Handling of uint and the modulo operator

I believe I have found a bug either in the handling of unsigned integer arguments to kernels, or in the implementation of the modulo (%) operator.

I have listed a small example kernel below that demonstrates both the erroneous and the expected behavior.
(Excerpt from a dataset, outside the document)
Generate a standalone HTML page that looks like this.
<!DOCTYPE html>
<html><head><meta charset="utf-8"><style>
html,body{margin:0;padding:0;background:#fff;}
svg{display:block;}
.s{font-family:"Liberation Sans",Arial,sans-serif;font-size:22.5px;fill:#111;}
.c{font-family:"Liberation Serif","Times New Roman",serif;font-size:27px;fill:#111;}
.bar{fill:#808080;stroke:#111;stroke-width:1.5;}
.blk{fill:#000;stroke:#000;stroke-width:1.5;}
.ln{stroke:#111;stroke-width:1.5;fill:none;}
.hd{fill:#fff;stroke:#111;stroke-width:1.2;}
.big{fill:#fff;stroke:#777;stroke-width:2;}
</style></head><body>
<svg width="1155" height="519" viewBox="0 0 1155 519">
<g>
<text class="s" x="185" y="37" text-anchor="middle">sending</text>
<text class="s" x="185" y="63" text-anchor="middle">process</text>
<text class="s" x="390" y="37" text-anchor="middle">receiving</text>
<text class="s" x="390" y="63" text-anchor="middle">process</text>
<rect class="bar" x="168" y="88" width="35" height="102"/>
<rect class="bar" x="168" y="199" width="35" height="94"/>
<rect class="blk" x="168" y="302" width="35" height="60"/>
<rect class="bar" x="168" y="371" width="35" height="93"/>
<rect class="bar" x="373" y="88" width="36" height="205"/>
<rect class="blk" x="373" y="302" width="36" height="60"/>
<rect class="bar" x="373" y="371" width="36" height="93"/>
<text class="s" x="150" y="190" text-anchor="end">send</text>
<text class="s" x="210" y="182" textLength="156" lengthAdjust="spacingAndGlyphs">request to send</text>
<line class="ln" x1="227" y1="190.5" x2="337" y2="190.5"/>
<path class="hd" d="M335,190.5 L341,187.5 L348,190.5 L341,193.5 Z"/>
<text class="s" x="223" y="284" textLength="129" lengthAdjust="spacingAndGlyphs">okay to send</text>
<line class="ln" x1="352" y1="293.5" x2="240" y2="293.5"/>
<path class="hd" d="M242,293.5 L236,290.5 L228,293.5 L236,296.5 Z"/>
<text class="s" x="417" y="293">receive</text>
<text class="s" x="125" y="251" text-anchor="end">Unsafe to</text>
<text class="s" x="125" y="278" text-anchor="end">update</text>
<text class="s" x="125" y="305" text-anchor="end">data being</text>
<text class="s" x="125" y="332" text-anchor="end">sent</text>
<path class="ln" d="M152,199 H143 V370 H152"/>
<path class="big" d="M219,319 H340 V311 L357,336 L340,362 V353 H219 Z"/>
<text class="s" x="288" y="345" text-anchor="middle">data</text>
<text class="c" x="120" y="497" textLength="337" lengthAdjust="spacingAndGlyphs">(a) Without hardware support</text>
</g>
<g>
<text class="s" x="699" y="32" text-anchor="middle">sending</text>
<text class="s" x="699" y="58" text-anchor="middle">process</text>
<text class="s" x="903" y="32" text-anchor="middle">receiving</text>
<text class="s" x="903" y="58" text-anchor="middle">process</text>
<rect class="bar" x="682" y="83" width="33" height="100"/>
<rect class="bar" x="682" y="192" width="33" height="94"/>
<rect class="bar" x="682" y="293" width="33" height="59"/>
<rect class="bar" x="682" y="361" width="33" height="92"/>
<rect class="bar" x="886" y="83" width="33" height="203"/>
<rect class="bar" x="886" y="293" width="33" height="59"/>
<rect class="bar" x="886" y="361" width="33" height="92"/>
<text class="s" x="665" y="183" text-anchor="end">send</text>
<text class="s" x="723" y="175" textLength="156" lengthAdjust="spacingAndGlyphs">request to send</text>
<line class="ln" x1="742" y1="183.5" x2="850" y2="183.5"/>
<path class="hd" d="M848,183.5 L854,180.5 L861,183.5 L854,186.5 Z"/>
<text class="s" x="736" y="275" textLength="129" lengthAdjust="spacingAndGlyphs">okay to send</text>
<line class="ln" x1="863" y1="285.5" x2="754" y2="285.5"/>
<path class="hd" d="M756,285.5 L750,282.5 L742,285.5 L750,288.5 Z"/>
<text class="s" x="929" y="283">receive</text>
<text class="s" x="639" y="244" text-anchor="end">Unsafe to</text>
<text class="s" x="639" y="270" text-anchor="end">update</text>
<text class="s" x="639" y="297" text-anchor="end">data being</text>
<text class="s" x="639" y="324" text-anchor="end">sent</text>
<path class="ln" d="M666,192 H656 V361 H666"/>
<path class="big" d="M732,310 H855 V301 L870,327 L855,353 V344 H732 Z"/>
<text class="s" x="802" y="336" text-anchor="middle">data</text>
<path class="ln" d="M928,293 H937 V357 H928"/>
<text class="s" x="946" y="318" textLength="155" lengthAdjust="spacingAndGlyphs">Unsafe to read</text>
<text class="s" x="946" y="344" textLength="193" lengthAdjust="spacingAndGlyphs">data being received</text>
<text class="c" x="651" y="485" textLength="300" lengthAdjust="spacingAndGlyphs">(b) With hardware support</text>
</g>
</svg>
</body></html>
The expeced result is the three numbers 47, 48 and 49, but the first set of calculations produces 47, 4294967248, and 42949672497. The only difference between them is whether the second operant to % is a passed argument or a local variable initialized to a numerical literal.

Running the same kernel using a Radeon card produces the expected result for both variants.

I have attached a zip file containing both the .cl and a .cpp file that launches the kernel and prints the results in a human readable format.

__kernel void bug_kernel(__global uint* buffer, uint small)


  uint large = 2147483648U;

  buffer[0] = (large-1) % small;

  buffer[1] = large % small;

  buffer[2] = (large+1) % small;

uint otherSmall = 100U;

  buffer[3] = (large-1) % otherSmall;

  buffer[4] = (large-0) % otherSmall;

  buffer[5] = (large+1) % otherSmall;

buffer[6] = small;

  buffer[7] = otherSmall;


moduloOverflow_nvidia.zip (1.69 KB)

btw, it’s better to set it like a constant outside the kernel )

Have anyone had any similar problems? Is there a known work-around?

Which version of driver are you using? Have you tried the latest CUDA 3.0? The output looks correct when I tried it with CUDA 3.0.

I was using 3.0beta. Upgrading to 3.0 does indeed solve the problem. Thanks.